Data shown:
☆ ☆ ☆ ☆

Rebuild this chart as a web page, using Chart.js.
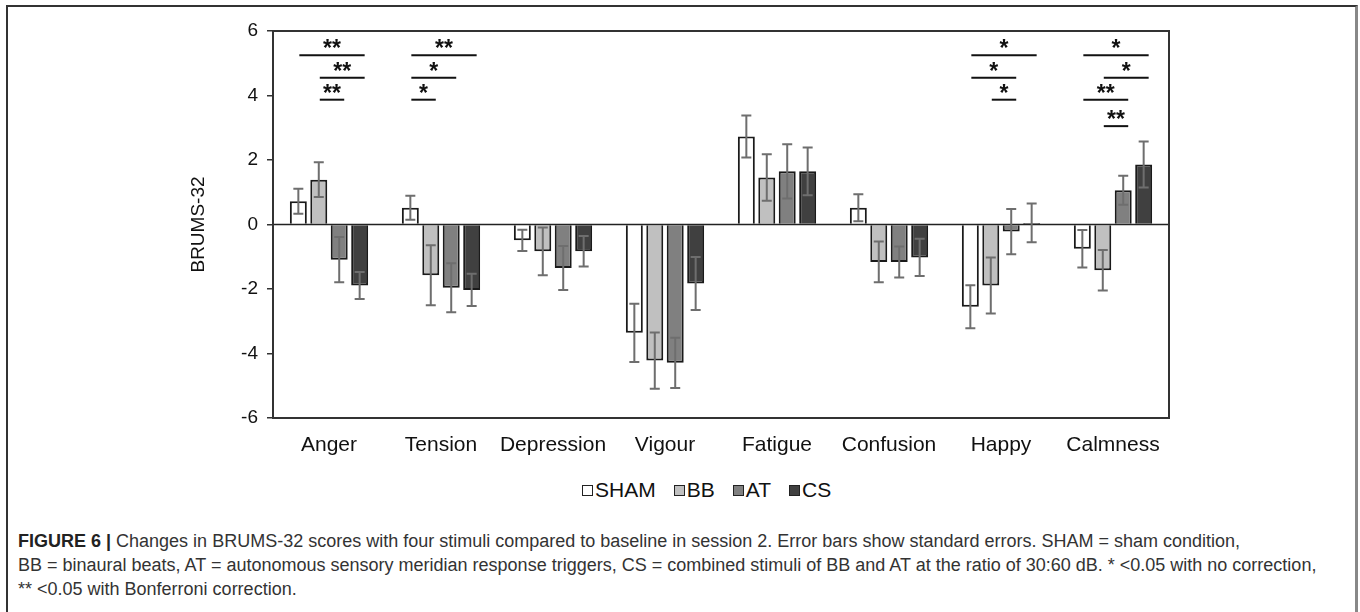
<!DOCTYPE html>
<html>
<head>
<meta charset="utf-8">
<script src="https://cdn.jsdelivr.net/npm/chart.js@4.4.0/dist/chart.umd.min.js"></script>
<style>
    body { margin: 0; width: 1360px; height: 612px; overflow: hidden; background: #fff; font-family: "Liberation Sans", Arial, sans-serif; }
    .frame { position: absolute; left: 6px; top: 5px; width: 1347px; height: 640px; border-left: 2px solid #333; border-top: 2px solid #333; border-right: 3px solid #888; }
    #wrap { position: absolute; left: 0; top: 0; width: 1360px; height: 470px; }
    #legend { position: absolute; left: 582px; top: 478px; display: flex; font-size: 21px; color: #111; }
    #legend .item { display: flex; align-items: center; margin-right: 18px; }
    #legend .box { width: 9px; height: 9px; border: 1px solid #222; margin-right: 2px; }
    .caption { position: absolute; left: 18px; top: 529px; font-size: 18px; line-height: 24px; color: #333; white-space: nowrap; }
    .caption b { color: #222; }
</style>
</head>
<body>
<div class="frame"></div>
<div id="wrap"><canvas id="chart" width="1360" height="470"></canvas></div>
<div id="legend"></div>
<div class="caption">
<b>FIGURE 6 |</b> Changes in BRUMS-32 scores with four stimuli compared to baseline in session 2. Error bars show standard errors. SHAM = sham condition,<br>
BB = binaural beats, AT = autonomous sensory meridian response triggers, CS = combined stimuli of BB and AT at the ratio of 30:60 dB. * &lt;0.05 with no correction,<br>
** &lt;0.05 with Bonferroni correction.
</div>
<script>
// values (change from baseline)
const categories = ['Anger', 'Tension', 'Depression', 'Vigour', 'Fatigue', 'Confusion', 'Happy', 'Calmness'];
const seriesNames = ['SHAM', 'BB', 'AT', 'CS'];

const sham = [0.72, 0.52, -0.49, -3.36, 2.73, 0.52, -2.55, -0.75];
const bb = [1.39, -1.57, -0.83, -4.22, 1.46, -1.16, -1.89, -1.42];
const at = [-1.09, -1.96, -1.35, -4.29, 1.65, -1.16, -0.22, 1.06];
const cs = [-1.89, -2.03, -0.83, -1.83, 1.65, -1.02, 0.05, 1.86];

// standard errors
const shamSE = [0.39, 0.37, 0.33, 0.90, 0.65, 0.42, 0.67, 0.58];
const bbSE = [0.54, 0.93, 0.74, 0.87, 0.72, 0.63, 0.87, 0.63];
const atSE = [0.70, 0.76, 0.68, 0.78, 0.84, 0.48, 0.70, 0.45];
const csSE = [0.42, 0.50, 0.47, 0.82, 0.74, 0.58, 0.60, 0.71];

const yTicks = [-6, -4, -2, 0, 2, 4, 6];

// significance brackets: category index, from series, to series, height, label
const sigCat = [0, 0, 0, 1, 1, 1, 6, 6, 6, 7, 7, 7, 7];
const sigFrom = [0, 1, 1, 0, 0, 0, 0, 0, 1, 0, 1, 0, 1];
const sigTo = [3, 3, 2, 3, 2, 1, 3, 2, 2, 3, 3, 2, 2];
const sigLevel = [5.25, 4.55, 3.87, 5.25, 4.55, 3.87, 5.25, 4.55, 3.87, 5.25, 4.55, 3.87, 3.05];
const sigLabel = ['**', '**', '**', '**', '*', '*', '*', '*', '*', '*', '*', '**', '**'];

const fills = ['#ffffff', '#c0c0c0', '#808080', '#404040'];
const values = [sham, bb, at, cs];
const errors = [shamSE, bbSE, atSE, csSE];

Chart.defaults.font.family = '"Liberation Sans", Arial, sans-serif';
Chart.defaults.color = '#111';

const datasets = seriesNames.map((name, i) => ({
    label: name,
    data: values[i],
    errors: errors[i],
    backgroundColor: fills[i],
    borderColor: '#1a1a1a',
    borderWidth: 2,
    categoryPercentage: 0.73,
    barPercentage: 0.83
}));

// frame around the plot and the zero line
const framePlugin = {
    id: 'frame',
    afterDatasetsDraw(chart) {
        const { ctx, chartArea: a, scales } = chart;
        const y0 = scales.y.getPixelForValue(0);
        ctx.save();
        ctx.strokeStyle = '#222';
        ctx.lineWidth = 1.5;
        ctx.beginPath();
        ctx.moveTo(a.left, y0);
        ctx.lineTo(a.right, y0);
        ctx.stroke();
        ctx.strokeStyle = '#333';
        ctx.lineWidth = 2;
        ctx.strokeRect(a.left, a.top, a.right - a.left, a.bottom - a.top);
        ctx.restore();
    }
};

// standard error bars
const errorBarPlugin = {
    id: 'errorBars',
    afterDatasetsDraw(chart) {
        const { ctx, scales } = chart;
        ctx.save();
        ctx.strokeStyle = '#6e6e6e';
        ctx.lineWidth = 2;
        chart.data.datasets.forEach((ds, i) => {
            chart.getDatasetMeta(i).data.forEach((bar, j) => {
                const v = ds.data[j];
                const e = ds.errors[j];
                const top = scales.y.getPixelForValue(v + e);
                const bot = scales.y.getPixelForValue(v - e);
                ctx.beginPath();
                ctx.moveTo(bar.x, top);
                ctx.lineTo(bar.x, bot);
                ctx.moveTo(bar.x - 5, top);
                ctx.lineTo(bar.x + 5, top);
                ctx.moveTo(bar.x - 5, bot);
                ctx.lineTo(bar.x + 5, bot);
                ctx.stroke();
            });
        });
        ctx.restore();
    }
};

// significance lines with asterisks
const sigPlugin = {
    id: 'sig',
    afterDatasetsDraw(chart) {
        const { ctx, scales } = chart;
        ctx.save();
        ctx.strokeStyle = '#111';
        ctx.fillStyle = '#111';
        ctx.lineWidth = 2;
        ctx.font = 'bold 23px "Liberation Sans", Arial';
        ctx.textAlign = 'center';
        ctx.textBaseline = 'alphabetic';
        sigCat.forEach((c, k) => {
            const x1 = chart.getDatasetMeta(sigFrom[k]).data[c].x + 1;
            const x2 = chart.getDatasetMeta(sigTo[k]).data[c].x + 5;
            const y = scales.y.getPixelForValue(sigLevel[k]);
            ctx.beginPath();
            ctx.moveTo(x1, y);
            ctx.lineTo(x2, y);
            ctx.stroke();
            ctx.fillText(sigLabel[k], (x1 + x2) / 2, y + 1);
        });
        ctx.restore();
    }
};

const chart = new Chart(document.getElementById('chart'), {
    type: 'bar',
    data: { labels: categories, datasets: datasets },
    options: {
        responsive: false,
        animation: false,
        layout: { padding: { left: 180, right: 191, top: 31, bottom: 0 } },
        plugins: {
            legend: { display: false },
            tooltip: { enabled: false }
        },
        scales: {
            x: {
                grid: { display: false, drawTicks: false },
                border: { display: false },
                ticks: { font: { size: 21 }, color: '#111', padding: 15, maxRotation: 0 },
                afterFit(scale) { scale.height = 52; }
            },
            y: {
                min: -6,
                max: 6,
                afterBuildTicks(scale) { scale.ticks = yTicks.map(v => ({ value: v })); },
                grid: { drawOnChartArea: false, drawTicks: true, tickLength: 6, color: '#333', lineWidth: 1.5 },
                border: { display: true, color: '#333', width: 2 },
                ticks: { font: { size: 19 }, color: '#111', padding: 9 },
                title: { display: true, text: 'BRUMS-32', font: { size: 19 }, color: '#111', padding: { top: 7, bottom: 0 } },
                afterFit(scale) { scale.width = 93; }
            }
        }
    },
    plugins: [framePlugin, errorBarPlugin, sigPlugin]
});

// legend built from the chart datasets
const legendEl = document.getElementById('legend');
chart.data.datasets.forEach(ds => {
    const item = document.createElement('div');
    item.className = 'item';
    const box = document.createElement('span');
    box.className = 'box';
    box.style.background = ds.backgroundColor;
    item.appendChild(box);
    item.appendChild(document.createTextNode(ds.label));
    legendEl.appendChild(item);
});
</script>
</body>
</html>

☆ ☆ ☆ ☆

Directive: Copy the listing over exactly, skipping the pictures it holds.

Correct response:
Rebuild this chart as a web page, using Chart.js.
<!DOCTYPE html>
<html>
<head>
<meta charset="utf-8">
<script src="https://cdn.jsdelivr.net/npm/chart.js@4.4.0/dist/chart.umd.min.js"></script>
<style>
    body { margin: 0; width: 1360px; height: 612px; overflow: hidden; background: #fff; font-family: "Liberation Sans", Arial, sans-serif; }
    .frame { position: absolute; left: 6px; top: 5px; width: 1347px; height: 640px; border-left: 2px solid #333; border-top: 2px solid #333; border-right: 3px solid #888; }
    #wrap { position: absolute; left: 0; top: 0; width: 1360px; height: 470px; }
    #legend { position: absolute; left: 582px; top: 478px; display: flex; font-size: 21px; color: #111; }
    #legend .item { display: flex; align-items: center; margin-right: 18px; }
    #legend .box { width: 9px; height: 9px; border: 1px solid #222; margin-right: 2px; }
    .caption { position: absolute; left: 18px; top: 529px; font-size: 18px; line-height: 24px; color: #333; white-space: nowrap; }
    .caption b { color: #222; }
</style>
</head>
<body>
<div class="frame"></div>
<div id="wrap"><canvas id="chart" width="1360" height="470"></canvas></div>
<div id="legend"></div>
<div class="caption">
<b>FIGURE 6 |</b> Changes in BRUMS-32 scores with four stimuli compared to baseline in session 2. Error bars show standard errors. SHAM = sham condition,<br>
BB = binaural beats, AT = autonomous sensory meridian response triggers, CS = combined stimuli of BB and AT at the ratio of 30:60 dB. * &lt;0.05 with no correction,<br>
** &lt;0.05 with Bonferroni correction.
</div>
<script>
// values (change from baseline)
const categories = ['Anger', 'Tension', 'Depression', 'Vigour', 'Fatigue', 'Confusion', 'Happy', 'Calmness'];
const seriesNames = ['SHAM', 'BB', 'AT', 'CS'];

const sham = [0.72, 0.52, -0.49, -3.36, 2.73, 0.52, -2.55, -0.75];
const bb = [1.39, -1.57, -0.83, -4.22, 1.46, -1.16, -1.89, -1.42];
const at = [-1.09, -1.96, -1.35, -4.29, 1.65, -1.16, -0.22, 1.06];
const cs = [-1.89, -2.03, -0.83, -1.83, 1.65, -1.02, 0.05, 1.86];

// standard errors
const shamSE = [0.39, 0.37, 0.33, 0.90, 0.65, 0.42, 0.67, 0.58];
const bbSE = [0.54, 0.93, 0.74, 0.87, 0.72, 0.63, 0.87, 0.63];
const atSE = [0.70, 0.76, 0.68, 0.78, 0.84, 0.48, 0.70, 0.45];
const csSE = [0.42, 0.50, 0.47, 0.82, 0.74, 0.58, 0.60, 0.71];

const yTicks = [-6, -4, -2, 0, 2, 4, 6];

// significance brackets: category index, from series, to series, height, label
const sigCat = [0, 0, 0, 1, 1, 1, 6, 6, 6, 7, 7, 7, 7];
const sigFrom = [0, 1, 1, 0, 0, 0, 0, 0, 1, 0, 1, 0, 1];
const sigTo = [3, 3, 2, 3, 2, 1, 3, 2, 2, 3, 3, 2, 2];
const sigLevel = [5.25, 4.55, 3.87, 5.25, 4.55, 3.87, 5.25, 4.55, 3.87, 5.25, 4.55, 3.87, 3.05];
const sigLabel = ['**', '**', '**', '**', '*', '*', '*', '*', '*', '*', '*', '**', '**'];

const fills = ['#ffffff', '#c0c0c0', '#808080', '#404040'];
const values = [sham, bb, at, cs];
const errors = [shamSE, bbSE, atSE, csSE];

Chart.defaults.font.family = '"Liberation Sans", Arial, sans-serif';
Chart.defaults.color = '#111';

const datasets = seriesNames.map((name, i) => ({
    label: name,
    data: values[i],
    errors: errors[i],
    backgroundColor: fills[i],
    borderColor: '#1a1a1a',
    borderWidth: 2,
    categoryPercentage: 0.73,
    barPercentage: 0.83
}));

// frame around the plot and the zero line
const framePlugin = {
    id: 'frame',
    afterDatasetsDraw(chart) {
        const { ctx, chartArea: a, scales } = chart;
        const y0 = scales.y.getPixelForValue(0);
        ctx.save();
        ctx.strokeStyle = '#222';
        ctx.lineWidth = 1.5;
        ctx.beginPath();
        ctx.moveTo(a.left, y0);
        ctx.lineTo(a.right, y0);
        ctx.stroke();
        ctx.strokeStyle = '#333';
        ctx.lineWidth = 2;
        ctx.strokeRect(a.left, a.top, a.right - a.left, a.bottom - a.top);
        ctx.restore();
    }
};

// standard error bars
const errorBarPlugin = {
    id: 'errorBars',
    afterDatasetsDraw(chart) {
        const { ctx, scales } = chart;
        ctx.save();
        ctx.strokeStyle = '#6e6e6e';
        ctx.lineWidth = 2;
        chart.data.datasets.forEach((ds, i) => {
            chart.getDatasetMeta(i).data.forEach((bar, j) => {
                const v = ds.data[j];
                const e = ds.errors[j];
                const top = scales.y.getPixelForValue(v + e);
                const bot = scales.y.getPixelForValue(v - e);
                ctx.beginPath();
                ctx.moveTo(bar.x, top);
                ctx.lineTo(bar.x, bot);
                ctx.moveTo(bar.x - 5, top);
                ctx.lineTo(bar.x + 5, top);
                ctx.moveTo(bar.x - 5, bot);
                ctx.lineTo(bar.x + 5, bot);
                ctx.stroke();
            });
        });
        ctx.restore();
    }
};

// significance lines with asterisks
const sigPlugin = {
    id: 'sig',
    afterDatasetsDraw(chart) {
        const { ctx, scales } = chart;
        ctx.save();
        ctx.strokeStyle = '#111';
        ctx.fillStyle = '#111';
        ctx.lineWidth = 2;
        ctx.font = 'bold 23px "Liberation Sans", Arial';
        ctx.textAlign = 'center';
        ctx.textBaseline = 'alphabetic';
        sigCat.forEach((c, k) => {
            const x1 = chart.getDatasetMeta(sigFrom[k]).data[c].x + 1;
            const x2 = chart.getDatasetMeta(sigTo[k]).data[c].x + 5;
            const y = scales.y.getPixelForValue(sigLevel[k]);
            ctx.beginPath();
            ctx.moveTo(x1, y);
            ctx.lineTo(x2, y);
            ctx.stroke();
            ctx.fillText(sigLabel[k], (x1 + x2) / 2, y + 1);
        });
        ctx.restore();
    }
};

const chart = new Chart(document.getElementById('chart'), {
    type: 'bar',
    data: { labels: categories, datasets: datasets },
    options: {
        responsive: false,
        animation: false,
        layout: { padding: { left: 180, right: 191, top: 31, bottom: 0 } },
        plugins: {
            legend: { display: false },
            tooltip: { enabled: false }
        },
        scales: {
            x: {
                grid: { display: false, drawTicks: false },
                border: { display: false },
                ticks: { font: { size: 21 }, color: '#111', padding: 15, maxRotation: 0 },
                afterFit(scale) { scale.height = 52; }
            },
            y: {
                min: -6,
                max: 6,
                afterBuildTicks(scale) { scale.ticks = yTicks.map(v => ({ value: v })); },
                grid: { drawOnChartArea: false, drawTicks: true, tickLength: 6, color: '#333', lineWidth: 1.5 },
                border: { display: true, color: '#333', width: 2 },
                ticks: { font: { size: 19 }, color: '#111', padding: 9 },
                title: { display: true, text: 'BRUMS-32', font: { size: 19 }, color: '#111', padding: { top: 7, bottom: 0 } },
                afterFit(scale) { scale.width = 93; }
            }
        }
    },
    plugins: [framePlugin, errorBarPlugin, sigPlugin]
});

// legend built from the chart datasets
const legendEl = document.getElementById('legend');
chart.data.datasets.forEach(ds => {
    const item = document.createElement('div');
    item.className = 'item';
    const box = document.createElement('span');
    box.className = 'box';
    box.style.background = ds.backgroundColor;
    item.appendChild(box);
    item.appendChild(document.createTextNode(ds.label));
    legendEl.appendChild(item);
});
</script>
</body>
</html>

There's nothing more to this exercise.